EXERCISE INSTRUCTIONS
Pictures in the data should be dropped; transcribe exactly the lines from the one that has "Emit a Python" through the one that has "import seaborn as sns".

RECORDS FOR PROCESSING
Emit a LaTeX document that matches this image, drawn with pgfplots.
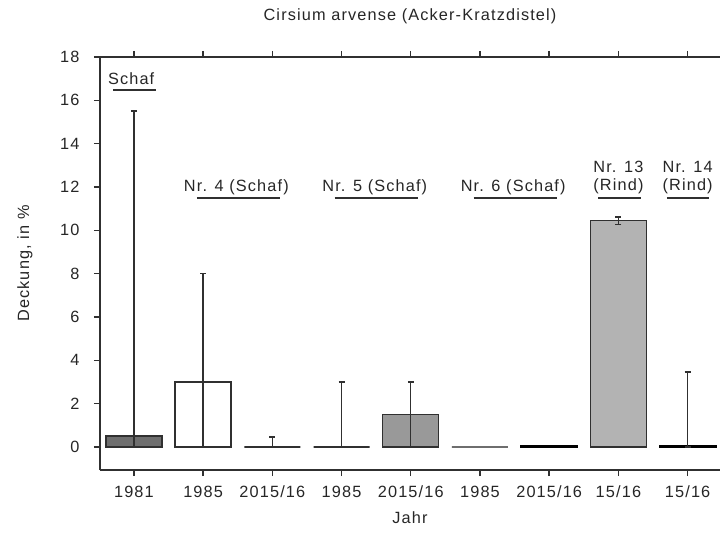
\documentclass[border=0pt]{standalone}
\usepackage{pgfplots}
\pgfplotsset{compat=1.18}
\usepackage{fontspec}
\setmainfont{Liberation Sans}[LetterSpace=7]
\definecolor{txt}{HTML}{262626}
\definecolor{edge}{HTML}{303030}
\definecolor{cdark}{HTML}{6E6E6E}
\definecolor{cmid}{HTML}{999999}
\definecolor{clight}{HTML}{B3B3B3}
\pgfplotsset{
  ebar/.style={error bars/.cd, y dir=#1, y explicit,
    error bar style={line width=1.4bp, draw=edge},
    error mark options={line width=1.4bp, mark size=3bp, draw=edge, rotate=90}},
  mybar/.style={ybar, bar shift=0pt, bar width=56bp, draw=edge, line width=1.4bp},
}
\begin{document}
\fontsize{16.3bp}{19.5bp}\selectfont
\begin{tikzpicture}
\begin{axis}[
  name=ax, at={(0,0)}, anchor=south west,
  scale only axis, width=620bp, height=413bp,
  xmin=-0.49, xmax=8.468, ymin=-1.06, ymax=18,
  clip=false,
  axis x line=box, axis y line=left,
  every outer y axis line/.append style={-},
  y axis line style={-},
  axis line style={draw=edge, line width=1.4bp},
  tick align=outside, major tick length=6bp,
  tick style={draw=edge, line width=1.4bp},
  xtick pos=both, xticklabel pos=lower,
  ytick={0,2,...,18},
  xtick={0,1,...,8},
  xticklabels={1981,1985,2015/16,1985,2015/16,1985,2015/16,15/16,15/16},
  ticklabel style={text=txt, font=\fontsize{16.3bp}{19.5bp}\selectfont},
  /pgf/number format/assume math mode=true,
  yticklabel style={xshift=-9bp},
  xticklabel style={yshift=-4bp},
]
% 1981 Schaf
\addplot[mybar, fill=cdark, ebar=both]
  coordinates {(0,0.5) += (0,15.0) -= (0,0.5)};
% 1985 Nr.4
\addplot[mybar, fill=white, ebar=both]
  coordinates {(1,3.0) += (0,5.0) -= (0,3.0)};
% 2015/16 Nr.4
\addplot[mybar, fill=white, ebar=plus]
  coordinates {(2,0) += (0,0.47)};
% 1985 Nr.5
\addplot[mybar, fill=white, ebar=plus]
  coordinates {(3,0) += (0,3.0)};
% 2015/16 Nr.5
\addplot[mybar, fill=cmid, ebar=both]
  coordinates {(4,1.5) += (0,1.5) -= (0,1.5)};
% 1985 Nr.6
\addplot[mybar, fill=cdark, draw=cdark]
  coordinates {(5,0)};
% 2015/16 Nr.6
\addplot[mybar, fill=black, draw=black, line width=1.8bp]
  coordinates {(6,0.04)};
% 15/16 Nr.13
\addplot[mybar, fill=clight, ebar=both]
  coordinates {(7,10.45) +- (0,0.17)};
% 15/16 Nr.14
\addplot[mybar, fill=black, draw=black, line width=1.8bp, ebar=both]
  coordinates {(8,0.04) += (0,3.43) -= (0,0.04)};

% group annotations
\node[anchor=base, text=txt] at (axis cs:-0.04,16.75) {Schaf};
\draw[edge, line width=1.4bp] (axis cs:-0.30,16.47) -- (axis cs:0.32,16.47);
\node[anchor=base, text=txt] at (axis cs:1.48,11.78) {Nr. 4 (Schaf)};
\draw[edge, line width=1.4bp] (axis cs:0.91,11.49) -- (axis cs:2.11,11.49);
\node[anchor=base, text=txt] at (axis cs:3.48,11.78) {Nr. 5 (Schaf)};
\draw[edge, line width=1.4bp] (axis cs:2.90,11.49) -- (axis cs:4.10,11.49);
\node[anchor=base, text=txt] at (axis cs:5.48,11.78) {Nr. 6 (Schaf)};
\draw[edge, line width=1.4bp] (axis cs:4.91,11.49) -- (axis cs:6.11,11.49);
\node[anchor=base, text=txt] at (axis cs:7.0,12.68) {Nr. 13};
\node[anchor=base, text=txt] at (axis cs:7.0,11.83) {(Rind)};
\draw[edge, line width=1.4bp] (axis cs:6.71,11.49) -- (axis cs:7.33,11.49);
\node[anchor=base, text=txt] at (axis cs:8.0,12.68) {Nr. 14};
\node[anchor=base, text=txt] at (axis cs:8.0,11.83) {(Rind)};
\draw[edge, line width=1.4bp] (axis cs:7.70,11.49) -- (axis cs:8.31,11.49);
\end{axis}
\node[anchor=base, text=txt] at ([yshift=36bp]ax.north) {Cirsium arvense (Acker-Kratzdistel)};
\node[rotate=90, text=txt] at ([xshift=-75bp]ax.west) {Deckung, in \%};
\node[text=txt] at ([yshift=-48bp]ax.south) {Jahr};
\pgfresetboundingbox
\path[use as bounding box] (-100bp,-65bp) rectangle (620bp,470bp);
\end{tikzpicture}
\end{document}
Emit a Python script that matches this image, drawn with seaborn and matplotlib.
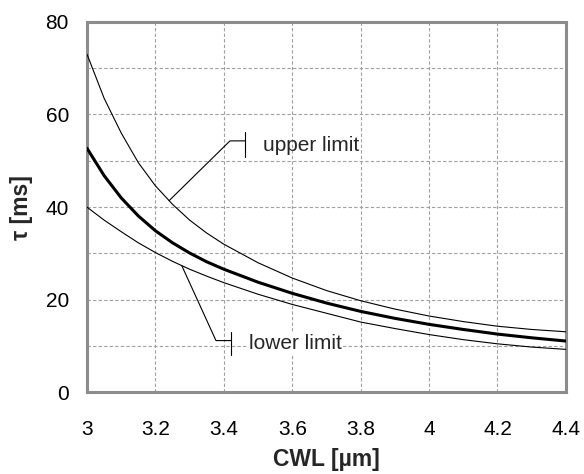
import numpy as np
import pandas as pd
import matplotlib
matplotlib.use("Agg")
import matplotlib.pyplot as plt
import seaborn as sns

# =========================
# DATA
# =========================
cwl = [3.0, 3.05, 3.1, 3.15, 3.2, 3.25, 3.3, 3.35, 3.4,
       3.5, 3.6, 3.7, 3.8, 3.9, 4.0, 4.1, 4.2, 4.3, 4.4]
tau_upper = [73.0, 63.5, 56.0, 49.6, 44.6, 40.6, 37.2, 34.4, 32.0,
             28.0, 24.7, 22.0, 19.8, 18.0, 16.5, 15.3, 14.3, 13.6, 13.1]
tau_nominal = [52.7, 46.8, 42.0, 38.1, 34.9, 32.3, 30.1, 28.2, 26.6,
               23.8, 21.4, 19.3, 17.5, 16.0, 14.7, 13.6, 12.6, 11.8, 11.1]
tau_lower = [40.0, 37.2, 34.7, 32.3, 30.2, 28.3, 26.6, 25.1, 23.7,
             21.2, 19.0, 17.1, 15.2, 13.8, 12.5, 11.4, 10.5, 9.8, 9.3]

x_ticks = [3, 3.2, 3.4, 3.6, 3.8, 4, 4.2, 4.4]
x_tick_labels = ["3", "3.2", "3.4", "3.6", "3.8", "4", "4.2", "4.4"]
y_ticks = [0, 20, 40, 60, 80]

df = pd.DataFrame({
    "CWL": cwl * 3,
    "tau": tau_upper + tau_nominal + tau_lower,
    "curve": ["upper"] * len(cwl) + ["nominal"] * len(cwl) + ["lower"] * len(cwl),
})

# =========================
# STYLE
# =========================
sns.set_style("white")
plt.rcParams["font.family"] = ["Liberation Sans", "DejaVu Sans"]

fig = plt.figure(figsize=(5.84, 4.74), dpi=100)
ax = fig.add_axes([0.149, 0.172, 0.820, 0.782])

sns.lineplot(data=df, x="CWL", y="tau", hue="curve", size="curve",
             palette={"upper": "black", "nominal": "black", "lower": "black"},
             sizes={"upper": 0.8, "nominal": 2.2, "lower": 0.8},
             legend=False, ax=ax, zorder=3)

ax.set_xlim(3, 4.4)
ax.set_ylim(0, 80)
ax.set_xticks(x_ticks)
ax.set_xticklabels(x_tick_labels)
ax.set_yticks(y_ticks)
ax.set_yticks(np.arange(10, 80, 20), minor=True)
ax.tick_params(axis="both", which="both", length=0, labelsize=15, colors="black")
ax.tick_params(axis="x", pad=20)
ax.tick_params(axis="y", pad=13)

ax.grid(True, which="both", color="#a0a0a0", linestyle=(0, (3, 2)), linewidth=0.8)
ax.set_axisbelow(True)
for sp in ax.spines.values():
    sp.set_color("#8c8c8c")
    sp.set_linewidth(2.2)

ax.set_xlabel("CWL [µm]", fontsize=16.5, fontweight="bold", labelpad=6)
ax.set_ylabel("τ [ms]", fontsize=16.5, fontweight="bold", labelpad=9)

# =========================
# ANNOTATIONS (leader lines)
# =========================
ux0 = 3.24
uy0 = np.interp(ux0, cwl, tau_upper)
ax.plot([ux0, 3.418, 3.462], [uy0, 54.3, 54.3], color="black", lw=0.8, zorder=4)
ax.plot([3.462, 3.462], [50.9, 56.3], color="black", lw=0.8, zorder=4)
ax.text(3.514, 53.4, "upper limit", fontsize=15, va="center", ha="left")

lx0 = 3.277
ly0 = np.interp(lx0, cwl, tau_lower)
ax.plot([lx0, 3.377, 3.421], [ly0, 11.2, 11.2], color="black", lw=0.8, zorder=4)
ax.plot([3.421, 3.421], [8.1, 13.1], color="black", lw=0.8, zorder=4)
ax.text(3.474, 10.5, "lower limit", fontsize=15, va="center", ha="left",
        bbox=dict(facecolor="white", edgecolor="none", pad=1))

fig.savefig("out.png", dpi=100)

FULL OUTPUT
Emit a Python script that matches this image, drawn with seaborn and matplotlib.
import numpy as np
import pandas as pd
import matplotlib
matplotlib.use("Agg")
import matplotlib.pyplot as plt
import seaborn as sns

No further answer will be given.